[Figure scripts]
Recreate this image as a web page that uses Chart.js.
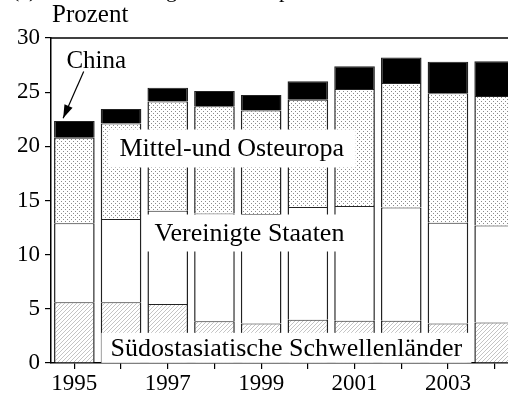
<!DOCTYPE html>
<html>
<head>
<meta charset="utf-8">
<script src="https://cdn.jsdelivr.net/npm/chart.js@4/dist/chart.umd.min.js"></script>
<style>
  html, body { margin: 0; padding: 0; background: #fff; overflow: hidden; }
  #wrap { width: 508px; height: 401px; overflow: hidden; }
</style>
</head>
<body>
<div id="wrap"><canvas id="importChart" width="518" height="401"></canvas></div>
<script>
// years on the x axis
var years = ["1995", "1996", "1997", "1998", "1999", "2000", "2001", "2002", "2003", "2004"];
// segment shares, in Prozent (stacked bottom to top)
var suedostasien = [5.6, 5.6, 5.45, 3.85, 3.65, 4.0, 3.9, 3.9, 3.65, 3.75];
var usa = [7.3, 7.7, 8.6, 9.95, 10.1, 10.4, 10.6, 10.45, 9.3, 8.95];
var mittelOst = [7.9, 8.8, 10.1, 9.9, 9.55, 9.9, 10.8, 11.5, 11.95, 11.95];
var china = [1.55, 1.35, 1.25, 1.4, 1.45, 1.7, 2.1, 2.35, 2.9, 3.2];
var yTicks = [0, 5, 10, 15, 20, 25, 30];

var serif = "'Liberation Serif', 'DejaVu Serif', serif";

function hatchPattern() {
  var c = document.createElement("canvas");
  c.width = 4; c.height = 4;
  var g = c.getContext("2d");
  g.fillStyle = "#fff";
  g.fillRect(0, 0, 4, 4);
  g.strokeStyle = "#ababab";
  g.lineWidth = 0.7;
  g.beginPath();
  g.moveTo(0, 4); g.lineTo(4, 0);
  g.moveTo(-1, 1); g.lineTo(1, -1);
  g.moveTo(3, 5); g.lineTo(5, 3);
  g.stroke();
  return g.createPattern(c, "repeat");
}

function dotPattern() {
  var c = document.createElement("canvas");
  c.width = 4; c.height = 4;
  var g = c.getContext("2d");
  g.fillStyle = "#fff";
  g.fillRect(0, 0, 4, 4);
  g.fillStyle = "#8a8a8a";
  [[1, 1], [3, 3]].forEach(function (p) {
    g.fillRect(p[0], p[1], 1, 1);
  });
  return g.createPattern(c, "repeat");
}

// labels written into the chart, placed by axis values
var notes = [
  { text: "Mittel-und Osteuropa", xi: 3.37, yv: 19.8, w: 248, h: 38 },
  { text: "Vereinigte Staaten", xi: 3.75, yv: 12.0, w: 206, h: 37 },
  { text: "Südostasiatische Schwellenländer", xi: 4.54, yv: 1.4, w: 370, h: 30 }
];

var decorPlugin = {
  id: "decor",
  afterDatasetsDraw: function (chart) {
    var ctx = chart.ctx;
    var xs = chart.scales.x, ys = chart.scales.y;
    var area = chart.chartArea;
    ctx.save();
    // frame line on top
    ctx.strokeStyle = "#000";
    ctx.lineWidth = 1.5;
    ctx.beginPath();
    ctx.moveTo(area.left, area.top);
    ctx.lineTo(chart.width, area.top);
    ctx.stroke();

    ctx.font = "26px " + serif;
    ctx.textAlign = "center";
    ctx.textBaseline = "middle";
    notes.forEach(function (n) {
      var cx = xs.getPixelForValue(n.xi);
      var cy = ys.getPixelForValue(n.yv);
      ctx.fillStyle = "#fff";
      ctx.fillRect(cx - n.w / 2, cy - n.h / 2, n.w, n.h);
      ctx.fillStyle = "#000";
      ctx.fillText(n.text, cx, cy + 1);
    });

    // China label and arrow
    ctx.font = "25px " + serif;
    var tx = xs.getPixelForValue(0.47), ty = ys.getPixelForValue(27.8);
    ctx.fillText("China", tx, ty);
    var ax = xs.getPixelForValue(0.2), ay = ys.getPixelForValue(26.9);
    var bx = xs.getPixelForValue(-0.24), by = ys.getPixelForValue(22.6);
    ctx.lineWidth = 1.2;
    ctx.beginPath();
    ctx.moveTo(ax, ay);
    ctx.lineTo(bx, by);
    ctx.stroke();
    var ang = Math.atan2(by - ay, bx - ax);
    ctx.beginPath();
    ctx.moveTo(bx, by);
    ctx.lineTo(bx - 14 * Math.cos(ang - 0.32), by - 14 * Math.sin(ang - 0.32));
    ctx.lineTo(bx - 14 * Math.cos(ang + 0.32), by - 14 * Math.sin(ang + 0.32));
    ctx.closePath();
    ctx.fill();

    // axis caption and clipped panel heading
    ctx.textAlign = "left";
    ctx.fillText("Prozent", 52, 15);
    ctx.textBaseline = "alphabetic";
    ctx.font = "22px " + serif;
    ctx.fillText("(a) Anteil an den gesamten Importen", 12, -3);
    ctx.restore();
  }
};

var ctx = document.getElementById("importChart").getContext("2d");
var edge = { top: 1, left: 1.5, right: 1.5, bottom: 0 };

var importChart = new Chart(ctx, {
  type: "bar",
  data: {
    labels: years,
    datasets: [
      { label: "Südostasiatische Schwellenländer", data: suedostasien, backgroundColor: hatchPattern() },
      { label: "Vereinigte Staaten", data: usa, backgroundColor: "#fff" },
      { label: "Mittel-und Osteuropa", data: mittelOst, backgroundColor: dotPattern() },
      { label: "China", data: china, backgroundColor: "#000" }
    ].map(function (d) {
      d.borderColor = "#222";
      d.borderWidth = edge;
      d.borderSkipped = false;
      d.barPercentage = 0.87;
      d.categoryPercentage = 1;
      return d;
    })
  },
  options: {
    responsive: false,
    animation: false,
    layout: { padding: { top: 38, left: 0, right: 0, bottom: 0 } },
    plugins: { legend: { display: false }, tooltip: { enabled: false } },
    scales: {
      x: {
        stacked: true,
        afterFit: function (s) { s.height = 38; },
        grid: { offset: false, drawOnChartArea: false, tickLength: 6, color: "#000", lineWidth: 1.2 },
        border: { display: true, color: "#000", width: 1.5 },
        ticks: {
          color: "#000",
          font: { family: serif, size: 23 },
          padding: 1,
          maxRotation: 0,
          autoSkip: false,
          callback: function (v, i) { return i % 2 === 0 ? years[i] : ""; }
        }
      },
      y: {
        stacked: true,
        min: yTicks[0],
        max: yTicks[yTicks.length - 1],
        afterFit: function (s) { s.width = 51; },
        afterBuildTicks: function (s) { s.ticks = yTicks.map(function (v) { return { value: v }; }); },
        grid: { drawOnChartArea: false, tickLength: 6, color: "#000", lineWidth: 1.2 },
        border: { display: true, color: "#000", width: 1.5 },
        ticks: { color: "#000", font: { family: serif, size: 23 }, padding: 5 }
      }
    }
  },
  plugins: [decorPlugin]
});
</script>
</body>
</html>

--

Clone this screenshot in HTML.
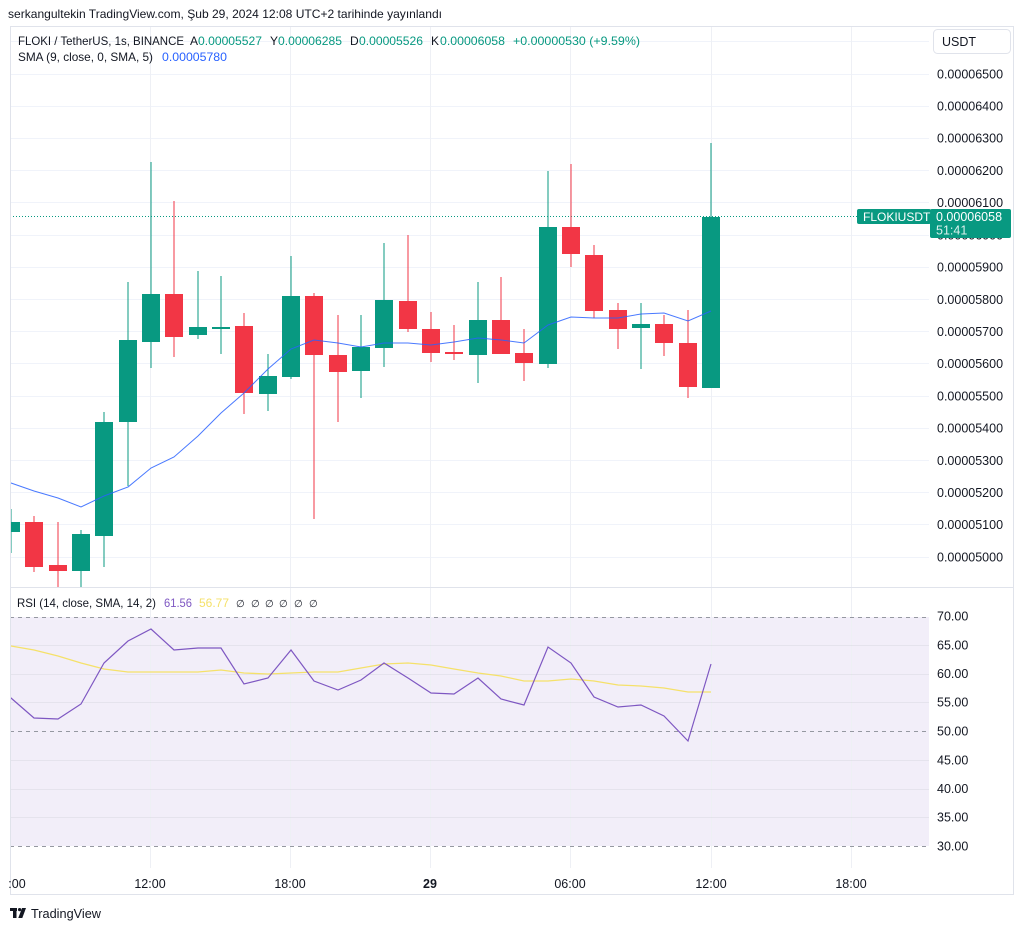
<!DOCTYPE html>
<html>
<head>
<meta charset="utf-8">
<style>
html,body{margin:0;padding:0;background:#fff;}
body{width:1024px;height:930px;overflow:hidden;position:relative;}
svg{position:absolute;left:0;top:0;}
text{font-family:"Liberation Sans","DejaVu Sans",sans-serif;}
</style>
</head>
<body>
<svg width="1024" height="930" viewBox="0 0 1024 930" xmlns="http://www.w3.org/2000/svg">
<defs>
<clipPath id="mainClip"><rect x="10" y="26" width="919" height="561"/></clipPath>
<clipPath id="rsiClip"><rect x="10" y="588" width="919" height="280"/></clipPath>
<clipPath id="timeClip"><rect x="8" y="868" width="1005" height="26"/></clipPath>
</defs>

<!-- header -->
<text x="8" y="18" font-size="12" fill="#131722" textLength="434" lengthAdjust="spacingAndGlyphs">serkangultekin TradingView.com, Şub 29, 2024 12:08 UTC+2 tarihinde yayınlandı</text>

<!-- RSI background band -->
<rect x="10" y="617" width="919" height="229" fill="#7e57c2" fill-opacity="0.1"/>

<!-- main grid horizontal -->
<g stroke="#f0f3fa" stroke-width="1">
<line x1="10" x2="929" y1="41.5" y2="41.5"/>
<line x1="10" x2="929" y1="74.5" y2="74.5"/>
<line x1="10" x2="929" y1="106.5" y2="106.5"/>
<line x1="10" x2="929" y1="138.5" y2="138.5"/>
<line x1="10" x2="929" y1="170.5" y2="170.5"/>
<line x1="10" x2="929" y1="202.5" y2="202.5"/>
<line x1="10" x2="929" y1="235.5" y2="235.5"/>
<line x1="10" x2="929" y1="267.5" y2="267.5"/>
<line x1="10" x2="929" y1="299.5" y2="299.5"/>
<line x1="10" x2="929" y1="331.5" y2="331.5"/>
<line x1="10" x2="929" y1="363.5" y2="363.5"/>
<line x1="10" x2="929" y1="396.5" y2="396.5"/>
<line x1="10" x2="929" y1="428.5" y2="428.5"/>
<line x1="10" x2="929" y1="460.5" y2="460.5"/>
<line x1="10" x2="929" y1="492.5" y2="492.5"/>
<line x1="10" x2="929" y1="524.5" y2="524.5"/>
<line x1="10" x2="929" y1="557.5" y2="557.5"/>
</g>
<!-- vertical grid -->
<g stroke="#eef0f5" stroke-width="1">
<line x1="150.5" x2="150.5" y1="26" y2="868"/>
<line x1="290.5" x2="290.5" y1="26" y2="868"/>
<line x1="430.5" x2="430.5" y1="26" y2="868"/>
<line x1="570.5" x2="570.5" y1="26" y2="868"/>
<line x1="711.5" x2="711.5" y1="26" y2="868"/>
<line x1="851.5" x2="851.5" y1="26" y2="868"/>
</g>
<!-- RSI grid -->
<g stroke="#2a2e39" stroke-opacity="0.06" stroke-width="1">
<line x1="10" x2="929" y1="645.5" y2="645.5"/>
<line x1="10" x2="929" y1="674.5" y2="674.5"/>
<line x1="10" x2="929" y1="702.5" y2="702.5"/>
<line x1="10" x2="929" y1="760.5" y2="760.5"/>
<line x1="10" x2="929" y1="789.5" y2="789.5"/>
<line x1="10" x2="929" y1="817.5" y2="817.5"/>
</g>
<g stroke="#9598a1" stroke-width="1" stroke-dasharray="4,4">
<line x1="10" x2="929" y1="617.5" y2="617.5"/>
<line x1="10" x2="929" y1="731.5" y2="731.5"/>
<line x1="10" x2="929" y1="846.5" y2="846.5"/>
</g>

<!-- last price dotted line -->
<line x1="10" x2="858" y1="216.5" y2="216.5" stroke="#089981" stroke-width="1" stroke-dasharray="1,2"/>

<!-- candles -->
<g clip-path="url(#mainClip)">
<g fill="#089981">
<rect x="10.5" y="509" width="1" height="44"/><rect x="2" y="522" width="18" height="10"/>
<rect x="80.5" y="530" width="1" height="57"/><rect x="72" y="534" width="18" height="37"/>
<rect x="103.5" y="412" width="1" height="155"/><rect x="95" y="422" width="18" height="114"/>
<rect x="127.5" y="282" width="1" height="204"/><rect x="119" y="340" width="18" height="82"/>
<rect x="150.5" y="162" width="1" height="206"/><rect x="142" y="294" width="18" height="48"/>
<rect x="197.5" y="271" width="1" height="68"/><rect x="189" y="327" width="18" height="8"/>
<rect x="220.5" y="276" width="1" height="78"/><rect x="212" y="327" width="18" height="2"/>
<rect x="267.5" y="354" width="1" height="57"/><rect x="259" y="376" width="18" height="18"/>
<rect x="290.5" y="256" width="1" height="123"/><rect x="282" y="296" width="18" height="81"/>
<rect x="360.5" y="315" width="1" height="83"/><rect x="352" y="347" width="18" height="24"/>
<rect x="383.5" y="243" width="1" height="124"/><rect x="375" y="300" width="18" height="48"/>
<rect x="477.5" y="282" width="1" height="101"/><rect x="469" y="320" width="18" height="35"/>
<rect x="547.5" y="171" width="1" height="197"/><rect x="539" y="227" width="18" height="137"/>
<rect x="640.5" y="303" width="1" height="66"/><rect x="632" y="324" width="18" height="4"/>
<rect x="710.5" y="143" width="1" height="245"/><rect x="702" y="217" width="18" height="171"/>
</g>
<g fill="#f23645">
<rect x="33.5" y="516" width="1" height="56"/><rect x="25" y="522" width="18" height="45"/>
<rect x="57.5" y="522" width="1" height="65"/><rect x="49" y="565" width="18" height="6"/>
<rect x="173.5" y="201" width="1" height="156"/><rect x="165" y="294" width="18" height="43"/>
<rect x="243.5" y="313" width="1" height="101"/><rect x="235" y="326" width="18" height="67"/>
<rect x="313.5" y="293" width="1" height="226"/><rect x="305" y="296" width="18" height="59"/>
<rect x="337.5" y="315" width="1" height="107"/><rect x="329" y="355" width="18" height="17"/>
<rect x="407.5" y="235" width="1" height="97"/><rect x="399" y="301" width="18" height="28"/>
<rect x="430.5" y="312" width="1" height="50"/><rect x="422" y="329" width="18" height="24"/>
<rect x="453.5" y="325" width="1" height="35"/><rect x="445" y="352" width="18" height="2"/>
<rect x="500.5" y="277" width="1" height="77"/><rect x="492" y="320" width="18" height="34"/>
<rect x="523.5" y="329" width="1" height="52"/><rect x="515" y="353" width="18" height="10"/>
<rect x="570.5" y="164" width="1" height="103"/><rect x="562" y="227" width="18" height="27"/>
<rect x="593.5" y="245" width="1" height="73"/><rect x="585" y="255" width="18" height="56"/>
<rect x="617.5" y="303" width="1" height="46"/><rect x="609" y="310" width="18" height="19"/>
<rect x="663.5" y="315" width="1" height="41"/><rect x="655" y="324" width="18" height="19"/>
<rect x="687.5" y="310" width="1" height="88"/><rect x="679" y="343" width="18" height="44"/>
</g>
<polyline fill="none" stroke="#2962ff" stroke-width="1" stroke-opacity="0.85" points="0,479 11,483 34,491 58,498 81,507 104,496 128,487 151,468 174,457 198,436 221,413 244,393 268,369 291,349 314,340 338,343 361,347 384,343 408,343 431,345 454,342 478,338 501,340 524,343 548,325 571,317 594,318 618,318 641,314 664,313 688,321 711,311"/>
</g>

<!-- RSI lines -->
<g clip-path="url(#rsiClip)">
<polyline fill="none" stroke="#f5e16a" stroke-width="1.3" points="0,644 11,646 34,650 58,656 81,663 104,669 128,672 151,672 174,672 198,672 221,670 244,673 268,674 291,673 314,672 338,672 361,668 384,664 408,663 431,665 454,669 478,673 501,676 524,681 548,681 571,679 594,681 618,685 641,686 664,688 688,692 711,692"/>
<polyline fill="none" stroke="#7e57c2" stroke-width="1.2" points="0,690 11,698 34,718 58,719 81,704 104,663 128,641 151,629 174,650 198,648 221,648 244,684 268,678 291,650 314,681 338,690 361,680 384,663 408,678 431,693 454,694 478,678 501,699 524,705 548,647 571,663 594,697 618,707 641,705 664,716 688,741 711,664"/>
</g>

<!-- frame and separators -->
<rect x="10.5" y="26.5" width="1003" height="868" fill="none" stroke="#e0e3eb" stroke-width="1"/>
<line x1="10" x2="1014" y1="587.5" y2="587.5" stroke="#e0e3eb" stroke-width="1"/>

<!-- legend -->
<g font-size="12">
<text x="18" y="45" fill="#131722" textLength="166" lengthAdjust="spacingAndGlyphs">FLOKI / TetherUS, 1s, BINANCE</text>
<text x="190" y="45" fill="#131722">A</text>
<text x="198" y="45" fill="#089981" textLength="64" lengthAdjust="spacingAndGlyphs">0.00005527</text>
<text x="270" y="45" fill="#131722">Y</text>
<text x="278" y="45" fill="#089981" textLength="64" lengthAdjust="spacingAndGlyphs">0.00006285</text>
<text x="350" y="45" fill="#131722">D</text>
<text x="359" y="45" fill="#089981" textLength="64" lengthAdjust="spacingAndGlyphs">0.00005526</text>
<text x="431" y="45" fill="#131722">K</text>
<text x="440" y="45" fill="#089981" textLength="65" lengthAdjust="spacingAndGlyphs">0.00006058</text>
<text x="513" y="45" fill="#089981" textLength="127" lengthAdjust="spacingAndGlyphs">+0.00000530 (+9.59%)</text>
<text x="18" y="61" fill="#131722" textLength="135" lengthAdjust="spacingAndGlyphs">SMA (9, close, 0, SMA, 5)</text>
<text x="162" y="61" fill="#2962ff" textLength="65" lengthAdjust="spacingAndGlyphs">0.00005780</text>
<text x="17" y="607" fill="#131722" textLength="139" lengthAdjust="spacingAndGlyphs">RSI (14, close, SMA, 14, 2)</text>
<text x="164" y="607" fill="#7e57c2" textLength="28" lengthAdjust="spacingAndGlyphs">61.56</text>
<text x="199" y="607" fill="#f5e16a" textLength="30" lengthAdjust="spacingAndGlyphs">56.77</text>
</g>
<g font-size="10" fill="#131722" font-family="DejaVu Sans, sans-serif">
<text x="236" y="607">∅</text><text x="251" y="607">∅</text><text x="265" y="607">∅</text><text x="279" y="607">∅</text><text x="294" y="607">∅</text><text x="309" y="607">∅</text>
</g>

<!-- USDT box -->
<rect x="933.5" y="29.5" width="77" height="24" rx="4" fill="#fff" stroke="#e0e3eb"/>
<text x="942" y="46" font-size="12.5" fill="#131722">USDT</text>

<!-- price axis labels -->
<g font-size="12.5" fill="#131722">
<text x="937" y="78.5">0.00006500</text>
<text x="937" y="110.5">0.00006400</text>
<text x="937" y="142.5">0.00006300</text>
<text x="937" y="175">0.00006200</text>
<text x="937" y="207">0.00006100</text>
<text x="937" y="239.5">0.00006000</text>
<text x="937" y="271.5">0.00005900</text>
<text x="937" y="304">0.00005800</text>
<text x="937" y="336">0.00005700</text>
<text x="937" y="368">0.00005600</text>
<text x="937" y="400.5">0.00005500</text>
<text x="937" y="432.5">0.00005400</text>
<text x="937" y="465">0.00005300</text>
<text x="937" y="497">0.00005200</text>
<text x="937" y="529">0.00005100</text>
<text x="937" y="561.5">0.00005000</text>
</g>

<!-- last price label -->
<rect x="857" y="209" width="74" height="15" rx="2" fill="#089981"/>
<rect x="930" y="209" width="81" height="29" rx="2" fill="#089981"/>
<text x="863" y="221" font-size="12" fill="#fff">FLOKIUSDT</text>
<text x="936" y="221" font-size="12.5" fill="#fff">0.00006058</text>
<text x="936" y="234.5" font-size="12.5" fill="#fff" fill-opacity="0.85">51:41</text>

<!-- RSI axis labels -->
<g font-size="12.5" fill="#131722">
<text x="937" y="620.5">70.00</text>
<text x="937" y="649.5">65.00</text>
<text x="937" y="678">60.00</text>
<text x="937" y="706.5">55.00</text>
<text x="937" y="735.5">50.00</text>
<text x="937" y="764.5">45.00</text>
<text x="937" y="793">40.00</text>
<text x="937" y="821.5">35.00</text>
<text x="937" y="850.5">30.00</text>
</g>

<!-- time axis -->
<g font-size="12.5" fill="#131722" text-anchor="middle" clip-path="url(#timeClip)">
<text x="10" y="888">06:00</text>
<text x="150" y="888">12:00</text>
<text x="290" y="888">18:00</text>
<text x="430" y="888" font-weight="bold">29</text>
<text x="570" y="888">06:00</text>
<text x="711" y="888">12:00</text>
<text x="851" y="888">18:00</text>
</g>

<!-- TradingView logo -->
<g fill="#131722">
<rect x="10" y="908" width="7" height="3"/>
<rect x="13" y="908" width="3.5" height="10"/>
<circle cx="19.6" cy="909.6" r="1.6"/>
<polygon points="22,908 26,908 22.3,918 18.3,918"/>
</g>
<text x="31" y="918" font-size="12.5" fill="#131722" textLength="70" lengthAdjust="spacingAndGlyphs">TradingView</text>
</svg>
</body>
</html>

## Exercise prompt
For the records above, state how many lines include the string "this", giving the number and nothing else.

## Task output
2